The subject came up during the White House briefing and Biden’s remarks later in the day, both of which provided the same rationale. First, Murthy addressed the question of how initiating a Covid vaccine booster rollout in the United States could impact vaccine supply for the rest of the world.
“Look, I do not accept the idea that we have to choose between America and the world,” he said. “We clearly see our responsibility to both, and that we’ve got to do everything we can to protect people here at home, while recognizing that clamping down [on] the pandemic across the world, and getting people vaccinated is going to be key to preventing the rise of future variants.”
Later that day, Biden made his stance clear. “Now, I know there are some world leaders who say Americans shouldn’t get a third shot until other countries get their first shots.
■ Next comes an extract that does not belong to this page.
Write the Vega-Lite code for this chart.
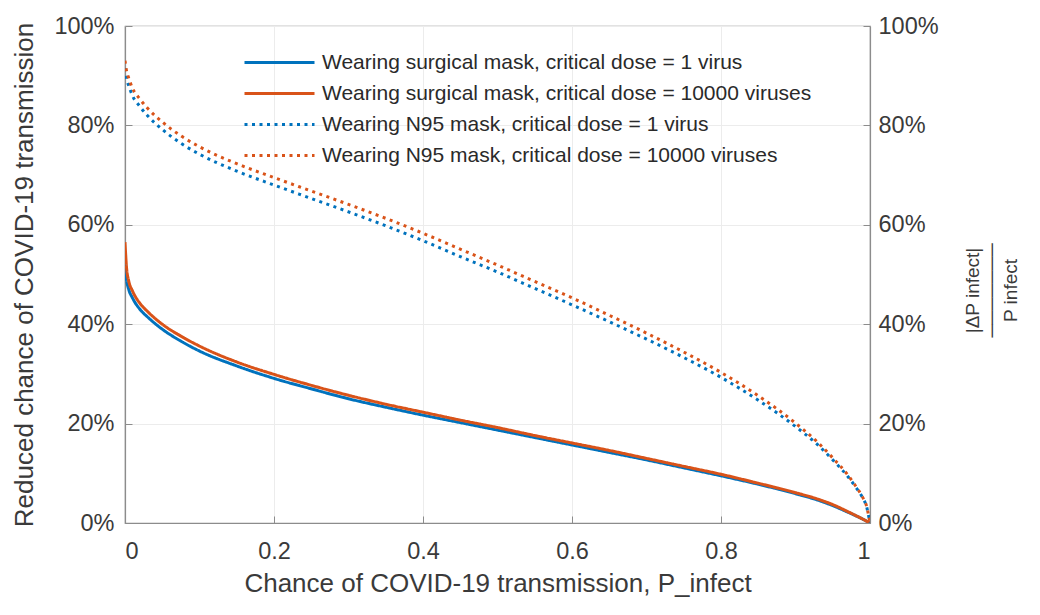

I disagree,” the president said, making the case that “we can take care of America and help the world at the same time.” Biden then invoked his analogy comparing the Covid-19 pandemic to a war:
“As I said before, we’re going to be the arsenal of vaccines to beat this pandemic, as we were the arsenal of democracy to win World War II.”
And what has come from this arsenal so far? According to figures cited by Biden and Zients, 50 million shots of Covid vaccine were administered in the U.S. in June and July, with an additional 100 million shots shipped to other parts of the world during that period. At present, more than 115 million doses have been sent to 80 different countries, according to Zients. “That means that America has donated more vaccine to other countries than every other country in the world combined,” Biden said, reaffirming his pledge to eventually provide more than 600 million vaccine donations worldwide.
The rollout should be smoother this time
Remember the dystopian nightmare of attempting to book a Covid vaccine in the first few months of 2021? (You know, the one that came before our current dystopian nightmare where we literally can’t pay people to get vaccinated?) Well, according to Zients, this time will be different, noting that “we have enough vaccine supply for every American” and that “it will be just as easy and convenient to get a booster shot as it is to get the first shot today,” thanks to the roughly 80,000 vaccination sites across the country, including more than 40,000 local pharmacies.
The entire process is designed to be significantly simpler and more straightforward than the initial rollout, and like the first doses, boosters will also be free. “It will be easy,” Biden assured the country during his Wednesday afternoon remarks. “Just show your vaccination card and you’ll get a booster. No other ID. No insurance. No state residency requirement.” The president concluded his case for Covid vaccine boosters by emphasizing the benefits of the shot. “It will make you safer and for longer,” he said. “And it will help us end the pandemic faster.”